Deutsch was born in Veitzen, Hungary (Vác in Hungarian), to his parents, Avraham Aharon and Malka (Lieberman) Deutsch. Veitzen was a non-Chassidic community, where Jewish residents followed Ashkenaz custom. Deutsch’s maternal grandfather, Rabbi Chaim Yekusiel Lieberman, was a shochet—a ritual kosher slaughterer—and a student of Rabbi Avraham Shmuel Binyamin Sofer, renowned as the “Ksav Sofer” (or “Ketav Sofer”), the leading rabbinic authority in 19th-century Hungary.

Veitzen was a simple town, where many locals raised chickens and cows for a livelihood, and Avraham Aharon made a living as a cheesemaker.

In an interview with Professor Dovid Katz, a Yiddish-language scholar, Deutsch recalled growing up in a pre-war Hungary shtetl. “The rabbi was Rabbi Yeshaye Zilberstein, who wrote Maasei Lamelech ... , ” recalled Deutsch. Maasei Lamelech is a commentary on Maimonides’ laws of the Beit Hamikdash (the Temple in Jerusalem), an uncommon area of study, and was written at the dawn of World War I. In his introduction, Zilberstein explained that the subject matter was especially pertinent for they were “ ... the laws of Moshiach; for during this period—a time of grace—the ‘footsteps’ of Moshiach are already here.”
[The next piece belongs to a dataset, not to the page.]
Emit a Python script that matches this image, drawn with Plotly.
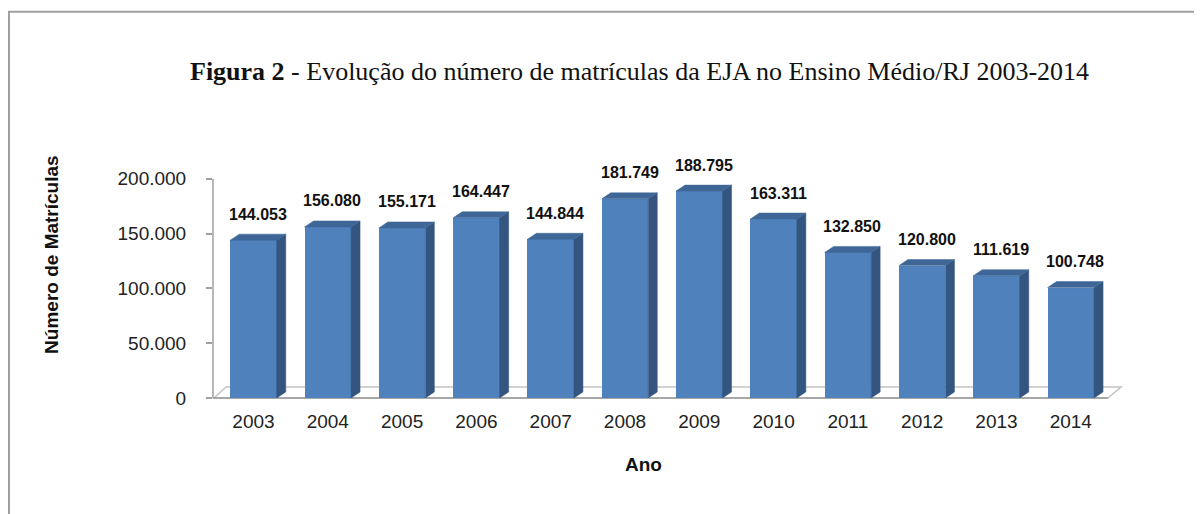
import plotly.graph_objects as go

years = ["2003", "2004", "2005", "2006", "2007", "2008", "2009", "2010", "2011", "2012", "2013", "2014"]
matriculas = [144053, 156080, 155171, 164447, 144844, 181749, 188795, 163311, 132850, 120800, 111619, 100748]
value_labels = ["144.053", "156.080", "155.171", "164.447", "144.844", "181.749", "188.795",
                "163.311", "132.850", "120.800", "111.619", "100.748"]
y_tickvals = [0, 50000, 100000, 150000, 200000]
y_ticktext = ["0", "50.000", "100.000", "150.000", "200.000"]

# ---- layout geometry (pixels, in reference image coordinates) ----
PAGE_OFF = 8            # default body margin of the html page
W, H = 1202, 514
YMAX = 200000           # top of the value axis
YTOP = 240000           # headroom for the value labels
L, R, B = 213, 1125, 398
PX_PER_UNIT = 219 / YMAX
T = B - YTOP * PX_PER_UNIT
PW, PH = R - L, B - T
STEP = 74.3          # px per category
X0 = -(253.5 - L) / STEP
X1 = X0 + PW / STEP
BAR_W = 46.5 / STEP
DX = 9 / STEP
DY = 6 / PX_PER_UNIT
LABEL_OFF = 26 / PX_PER_UNIT


def px(x):
    return (x - L) / PW


def py(y):
    return (B - y) / PH


xs = list(range(len(years)))

FRONT = "#4F81BD"
SIDE = "#33557F"
TOP = "#3E6797"
AXIS = "#a0a0a0"

fig = go.Figure()
fig.add_trace(go.Bar(x=xs, y=matriculas, width=BAR_W, marker=dict(color=FRONT, line=dict(width=0)),
                     hoverinfo="skip", showlegend=False))

side_x, side_y, top_x, top_y = [], [], [], []
for i, v in zip(xs, matriculas):
    r = i + BAR_W / 2
    l = i - BAR_W / 2
    side_x += [r, r + DX, r + DX, r, r, None]
    side_y += [0, DY, v + DY, v, 0, None]
    top_x += [l, l + DX, r + DX, r, l, None]
    top_y += [v, v + DY, v + DY, v, v, None]

fig.add_trace(go.Scatter(x=side_x, y=side_y, mode="lines", fill="toself", fillcolor=SIDE,
                         line=dict(width=0.5, color=SIDE), hoverinfo="skip", showlegend=False))
fig.add_trace(go.Scatter(x=top_x, y=top_y, mode="lines", fill="toself", fillcolor=TOP,
                         line=dict(width=0.5, color=TOP), hoverinfo="skip", showlegend=False))

shapes = [
    # outer border (left & top)
    dict(type="path", xref="paper", yref="paper",
         path=f"M {px(9)} {py(530)} L {px(9)} {py(12)} L {px(1215)} {py(12)}",
         line=dict(color=AXIS, width=2), layer="below"),
    # floor
    dict(type="path", xref="paper", yref="paper",
         path=f"M {px(214)} {py(398)} L {px(1108)} {py(398)} L {px(1121)} {py(387)} L {px(226)} {py(387)} Z",
         line=dict(color="#c4c4c4", width=1.5), fillcolor="white", layer="below"),
    dict(type="line", xref="paper", yref="paper", x0=px(213), x1=px(1108), y0=py(398), y1=py(398),
         line=dict(color="#999999", width=1.5), layer="below"),
    # value axis line (0 .. YMAX)
    dict(type="line", xref="paper", yref="y", x0=0, x1=0, y0=0, y1=YMAX,
         line=dict(color=AXIS, width=1.5), layer="below"),
]

annotations = [
    dict(text="<b>Figura 2</b> - Evolução do número de matrículas da EJA no Ensino Médio/RJ 2003-2014",
         x=px(639), y=py(72), xref="paper", yref="paper", showarrow=False,
         font=dict(family="Liberation Serif", size=26, color="#111111"), xanchor="center", yanchor="middle"),
    dict(text="<b>Número de Matrículas</b>", x=px(52), y=py(255), xref="paper", yref="paper",
         showarrow=False, textangle=-90, font=dict(family="Liberation Sans", size=19, color="#111111"),
         xanchor="center", yanchor="middle"),
    dict(text="<b>Ano</b>", x=px(643), y=py(464), xref="paper", yref="paper", showarrow=False,
         font=dict(family="Liberation Sans", size=19, color="#111111"), xanchor="center", yanchor="middle"),
]
for i, v, lab in zip(xs, matriculas, value_labels):
    annotations.append(dict(text=f"<b>{lab}</b>", x=i + DX / 2, y=v + LABEL_OFF, xref="x", yref="y",
                            showarrow=False, xanchor="center", yanchor="middle",
                            font=dict(family="Liberation Sans", size=16, color="#111111")))

fig.update_layout(
    width=W - PAGE_OFF, height=H - PAGE_OFF,
    margin=dict(l=L - PAGE_OFF, r=W - R, t=T - PAGE_OFF, b=H - B, pad=0),
    paper_bgcolor="white", plot_bgcolor="rgba(0,0,0,0)",
    shapes=shapes, annotations=annotations,
    xaxis=dict(range=[X0, X1], tickvals=xs, ticktext=years, showgrid=False, zeroline=False,
               showline=False, ticks="", ticklabelstandoff=10,
               tickfont=dict(family="Liberation Sans", size=19, color="#222222"), fixedrange=True),
    yaxis=dict(range=[0, YTOP], tickvals=y_tickvals, ticktext=y_ticktext, showgrid=False,
               zeroline=False, showline=False,
               ticks="outside", ticklen=6, tickcolor=AXIS, tickwidth=1.5, ticklabelstandoff=16,
               tickfont=dict(family="Liberation Sans", size=19, color="#222222"), fixedrange=True),
    bargap=0,
)

fig.write_html("out.html")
Deutsch would likewise remember his childhood rabbi repeating the teachings of the great Chasam Sofer, Rabbi Moshe Sofer (1762-1839), the pre-eminent Hungarian Jewish leader.

Recording his old-style Hungarian Jewish accent for posterity, Deutsch recited a chapter a Psalms and the Kaddish prayer in the traditional Ashkenazi pre-war Hungarian enunciation of Hebrew, an accent now seldom heard.

Paying tribute to their beloved grandfather, one of Deutsch’s grandchildren wrote, “ ... It was an incredible zechus [‘merit’] to have you in our lives. You taught us what it meant to be b’simcha [‘joyous’] and to live our lives appreciating everything we have. You lost everything, and came back from the ashes and built up a strong Yiddish [Jewish] home. Then the Eibershter [G‑d] took two sons from you and you still pushed through, always with a glint in your eyes and smile on your face.

“You came to America with nothing, and left with children and grandchildren who are ovdei Hashem [‘serve G‑d’] and bnei Torah [‘Torah scholars’]. Your derech [‘ways’] will live on forever, and we thank you for that.”

Deutsch is survived by his son and daughter, and numerous descendants.

He was predeceased by his wife and their other two sons.